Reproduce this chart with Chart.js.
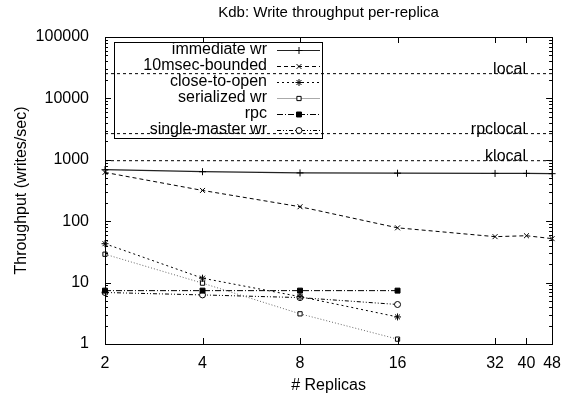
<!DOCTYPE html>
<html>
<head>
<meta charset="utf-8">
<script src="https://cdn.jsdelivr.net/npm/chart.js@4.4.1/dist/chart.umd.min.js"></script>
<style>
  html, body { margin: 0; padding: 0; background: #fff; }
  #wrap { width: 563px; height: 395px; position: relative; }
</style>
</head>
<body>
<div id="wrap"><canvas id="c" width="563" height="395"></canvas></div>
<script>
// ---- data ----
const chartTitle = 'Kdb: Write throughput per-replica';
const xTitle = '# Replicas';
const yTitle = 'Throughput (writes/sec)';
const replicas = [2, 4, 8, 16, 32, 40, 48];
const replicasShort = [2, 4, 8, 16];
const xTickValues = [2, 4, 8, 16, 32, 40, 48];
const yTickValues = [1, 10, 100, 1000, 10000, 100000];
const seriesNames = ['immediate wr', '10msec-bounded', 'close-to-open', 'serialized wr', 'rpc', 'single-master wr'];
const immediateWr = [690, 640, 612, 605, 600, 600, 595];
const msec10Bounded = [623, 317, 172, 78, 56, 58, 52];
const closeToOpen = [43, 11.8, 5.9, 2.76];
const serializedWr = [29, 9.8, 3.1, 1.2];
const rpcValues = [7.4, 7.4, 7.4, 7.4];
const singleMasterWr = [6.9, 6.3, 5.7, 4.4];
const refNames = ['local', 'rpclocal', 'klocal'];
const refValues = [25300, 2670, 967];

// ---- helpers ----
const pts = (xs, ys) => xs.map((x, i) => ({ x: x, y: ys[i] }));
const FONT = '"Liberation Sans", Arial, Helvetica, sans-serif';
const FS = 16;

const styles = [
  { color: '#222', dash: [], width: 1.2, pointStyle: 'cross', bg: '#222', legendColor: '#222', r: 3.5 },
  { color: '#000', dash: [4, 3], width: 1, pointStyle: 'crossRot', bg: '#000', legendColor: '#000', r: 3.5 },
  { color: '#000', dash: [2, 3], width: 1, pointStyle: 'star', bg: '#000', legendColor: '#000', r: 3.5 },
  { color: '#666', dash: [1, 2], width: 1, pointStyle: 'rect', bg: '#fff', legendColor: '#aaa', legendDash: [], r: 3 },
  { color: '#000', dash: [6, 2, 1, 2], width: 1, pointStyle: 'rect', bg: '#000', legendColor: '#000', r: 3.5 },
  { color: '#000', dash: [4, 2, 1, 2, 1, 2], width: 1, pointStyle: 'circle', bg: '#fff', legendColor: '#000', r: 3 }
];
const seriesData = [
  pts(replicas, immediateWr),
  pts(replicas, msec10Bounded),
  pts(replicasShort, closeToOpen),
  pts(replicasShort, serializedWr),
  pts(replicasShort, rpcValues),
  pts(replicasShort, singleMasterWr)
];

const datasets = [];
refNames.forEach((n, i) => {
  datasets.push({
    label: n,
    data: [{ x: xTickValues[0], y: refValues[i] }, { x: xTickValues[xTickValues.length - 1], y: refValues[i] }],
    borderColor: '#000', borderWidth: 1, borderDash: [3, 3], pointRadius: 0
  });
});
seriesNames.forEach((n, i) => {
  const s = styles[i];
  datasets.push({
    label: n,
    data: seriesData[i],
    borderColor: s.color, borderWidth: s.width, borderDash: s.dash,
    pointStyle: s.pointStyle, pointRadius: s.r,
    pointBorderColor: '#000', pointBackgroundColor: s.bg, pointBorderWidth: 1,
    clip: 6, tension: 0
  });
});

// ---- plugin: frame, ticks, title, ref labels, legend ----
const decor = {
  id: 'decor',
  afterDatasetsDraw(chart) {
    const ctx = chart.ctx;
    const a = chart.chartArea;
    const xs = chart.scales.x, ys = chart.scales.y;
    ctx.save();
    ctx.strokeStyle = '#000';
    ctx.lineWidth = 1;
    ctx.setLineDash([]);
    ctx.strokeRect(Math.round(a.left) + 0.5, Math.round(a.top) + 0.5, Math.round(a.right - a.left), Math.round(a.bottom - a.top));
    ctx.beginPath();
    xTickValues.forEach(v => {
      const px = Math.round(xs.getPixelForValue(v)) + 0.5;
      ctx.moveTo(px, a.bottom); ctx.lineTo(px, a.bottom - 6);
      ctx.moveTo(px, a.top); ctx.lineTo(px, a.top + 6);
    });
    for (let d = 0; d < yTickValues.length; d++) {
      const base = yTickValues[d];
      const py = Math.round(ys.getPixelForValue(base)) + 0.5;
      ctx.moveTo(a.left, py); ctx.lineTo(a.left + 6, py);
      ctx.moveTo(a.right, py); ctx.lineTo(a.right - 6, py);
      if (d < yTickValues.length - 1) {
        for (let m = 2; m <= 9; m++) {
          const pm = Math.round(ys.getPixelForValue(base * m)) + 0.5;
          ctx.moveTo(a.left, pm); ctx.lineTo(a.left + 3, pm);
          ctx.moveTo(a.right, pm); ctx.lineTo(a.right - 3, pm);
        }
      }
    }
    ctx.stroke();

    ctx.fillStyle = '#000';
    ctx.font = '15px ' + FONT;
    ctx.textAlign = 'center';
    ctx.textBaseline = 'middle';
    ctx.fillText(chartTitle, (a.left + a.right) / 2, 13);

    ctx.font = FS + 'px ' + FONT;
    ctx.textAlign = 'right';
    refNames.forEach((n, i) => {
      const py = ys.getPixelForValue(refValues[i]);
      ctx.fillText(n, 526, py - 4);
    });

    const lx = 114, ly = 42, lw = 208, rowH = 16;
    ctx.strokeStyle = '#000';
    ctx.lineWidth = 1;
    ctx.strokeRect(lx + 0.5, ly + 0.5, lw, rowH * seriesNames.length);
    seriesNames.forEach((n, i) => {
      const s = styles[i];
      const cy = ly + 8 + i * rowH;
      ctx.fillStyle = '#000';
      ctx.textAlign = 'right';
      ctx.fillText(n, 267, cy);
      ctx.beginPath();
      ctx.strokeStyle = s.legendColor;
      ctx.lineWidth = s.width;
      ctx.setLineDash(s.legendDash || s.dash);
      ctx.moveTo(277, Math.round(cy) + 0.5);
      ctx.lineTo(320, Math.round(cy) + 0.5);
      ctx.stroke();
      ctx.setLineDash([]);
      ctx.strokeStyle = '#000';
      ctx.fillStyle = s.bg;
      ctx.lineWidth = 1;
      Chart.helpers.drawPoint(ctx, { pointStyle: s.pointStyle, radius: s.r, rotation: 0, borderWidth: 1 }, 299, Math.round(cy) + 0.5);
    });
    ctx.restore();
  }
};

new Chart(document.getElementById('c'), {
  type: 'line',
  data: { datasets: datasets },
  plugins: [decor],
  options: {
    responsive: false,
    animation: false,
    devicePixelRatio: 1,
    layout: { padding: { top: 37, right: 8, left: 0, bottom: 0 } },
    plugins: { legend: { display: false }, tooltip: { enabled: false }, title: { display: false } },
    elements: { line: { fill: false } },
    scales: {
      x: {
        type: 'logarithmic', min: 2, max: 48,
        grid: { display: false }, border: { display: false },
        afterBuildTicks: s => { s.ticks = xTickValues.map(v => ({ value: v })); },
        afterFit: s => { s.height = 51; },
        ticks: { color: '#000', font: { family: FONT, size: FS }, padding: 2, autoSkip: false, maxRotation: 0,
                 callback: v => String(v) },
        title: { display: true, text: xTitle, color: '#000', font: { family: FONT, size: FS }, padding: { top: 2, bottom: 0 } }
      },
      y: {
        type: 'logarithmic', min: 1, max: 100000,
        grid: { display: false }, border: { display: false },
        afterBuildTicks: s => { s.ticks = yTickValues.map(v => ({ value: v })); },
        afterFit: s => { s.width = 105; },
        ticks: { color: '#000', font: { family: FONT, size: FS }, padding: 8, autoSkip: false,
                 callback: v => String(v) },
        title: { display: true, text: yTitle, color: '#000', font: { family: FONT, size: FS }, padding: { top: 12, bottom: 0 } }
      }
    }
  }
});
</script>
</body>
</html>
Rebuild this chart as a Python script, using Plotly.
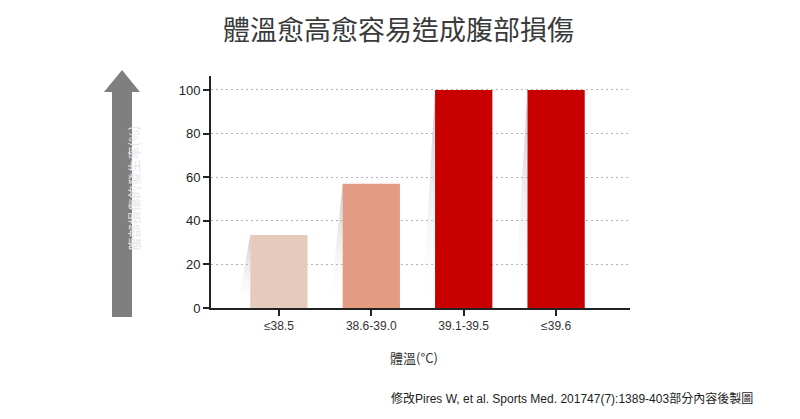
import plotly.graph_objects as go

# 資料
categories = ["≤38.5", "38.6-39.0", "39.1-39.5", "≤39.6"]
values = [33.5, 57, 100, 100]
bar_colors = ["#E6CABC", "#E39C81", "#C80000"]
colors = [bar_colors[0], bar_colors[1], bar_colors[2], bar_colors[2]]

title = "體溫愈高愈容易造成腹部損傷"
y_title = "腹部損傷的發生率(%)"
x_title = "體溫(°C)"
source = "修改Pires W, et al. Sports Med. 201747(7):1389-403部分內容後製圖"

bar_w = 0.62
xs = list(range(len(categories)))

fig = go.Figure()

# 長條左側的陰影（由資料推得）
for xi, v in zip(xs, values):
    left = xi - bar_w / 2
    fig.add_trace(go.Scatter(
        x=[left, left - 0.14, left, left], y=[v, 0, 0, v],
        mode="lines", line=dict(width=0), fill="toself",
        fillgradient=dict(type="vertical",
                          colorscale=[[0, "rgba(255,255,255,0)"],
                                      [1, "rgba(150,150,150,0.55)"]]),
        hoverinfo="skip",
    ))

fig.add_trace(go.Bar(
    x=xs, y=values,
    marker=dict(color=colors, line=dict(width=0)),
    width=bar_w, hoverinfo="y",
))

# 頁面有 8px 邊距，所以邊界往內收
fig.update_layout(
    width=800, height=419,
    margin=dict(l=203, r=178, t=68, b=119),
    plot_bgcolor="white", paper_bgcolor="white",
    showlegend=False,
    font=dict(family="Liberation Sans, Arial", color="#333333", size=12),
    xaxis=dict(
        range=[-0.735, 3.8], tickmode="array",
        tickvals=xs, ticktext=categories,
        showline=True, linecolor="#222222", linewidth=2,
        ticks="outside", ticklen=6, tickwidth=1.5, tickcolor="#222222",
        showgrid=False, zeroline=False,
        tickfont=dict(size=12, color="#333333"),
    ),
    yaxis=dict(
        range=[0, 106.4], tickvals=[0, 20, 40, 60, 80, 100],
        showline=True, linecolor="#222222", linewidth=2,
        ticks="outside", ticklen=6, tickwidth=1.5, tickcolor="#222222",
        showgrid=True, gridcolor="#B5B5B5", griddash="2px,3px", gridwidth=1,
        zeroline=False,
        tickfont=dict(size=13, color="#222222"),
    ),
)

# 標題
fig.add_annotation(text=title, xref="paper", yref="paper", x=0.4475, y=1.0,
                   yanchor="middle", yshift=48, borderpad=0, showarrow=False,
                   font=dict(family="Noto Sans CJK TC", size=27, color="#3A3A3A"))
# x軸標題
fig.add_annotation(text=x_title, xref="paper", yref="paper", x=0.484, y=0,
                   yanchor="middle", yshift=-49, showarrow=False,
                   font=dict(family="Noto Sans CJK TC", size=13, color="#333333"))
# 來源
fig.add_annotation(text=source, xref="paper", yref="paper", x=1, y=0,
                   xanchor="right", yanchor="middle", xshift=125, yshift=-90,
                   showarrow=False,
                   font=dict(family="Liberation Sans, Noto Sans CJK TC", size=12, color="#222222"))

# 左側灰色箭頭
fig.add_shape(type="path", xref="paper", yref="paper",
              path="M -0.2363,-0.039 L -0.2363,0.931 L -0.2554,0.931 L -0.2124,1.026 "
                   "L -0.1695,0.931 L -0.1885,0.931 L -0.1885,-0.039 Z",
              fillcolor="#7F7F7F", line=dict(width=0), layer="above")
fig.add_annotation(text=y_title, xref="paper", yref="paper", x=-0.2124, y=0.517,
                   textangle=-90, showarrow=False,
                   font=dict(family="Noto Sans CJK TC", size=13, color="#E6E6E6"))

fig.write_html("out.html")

◇ ◇ ◇ ◇ ◇

Objective: Repeat exactly, and only, the entries from the line with "Rebuild this chart" through the line with "et al. Sports". Pictures are skipped.

Answer to the exercise:
Rebuild this chart as a Python script, using Plotly.
import plotly.graph_objects as go

# 資料
categories = ["≤38.5", "38.6-39.0", "39.1-39.5", "≤39.6"]
values = [33.5, 57, 100, 100]
bar_colors = ["#E6CABC", "#E39C81", "#C80000"]
colors = [bar_colors[0], bar_colors[1], bar_colors[2], bar_colors[2]]

title = "體溫愈高愈容易造成腹部損傷"
y_title = "腹部損傷的發生率(%)"
x_title = "體溫(°C)"
source = "修改Pires W, et al. Sports Med. 201747(7):1389-403部分內容後製圖"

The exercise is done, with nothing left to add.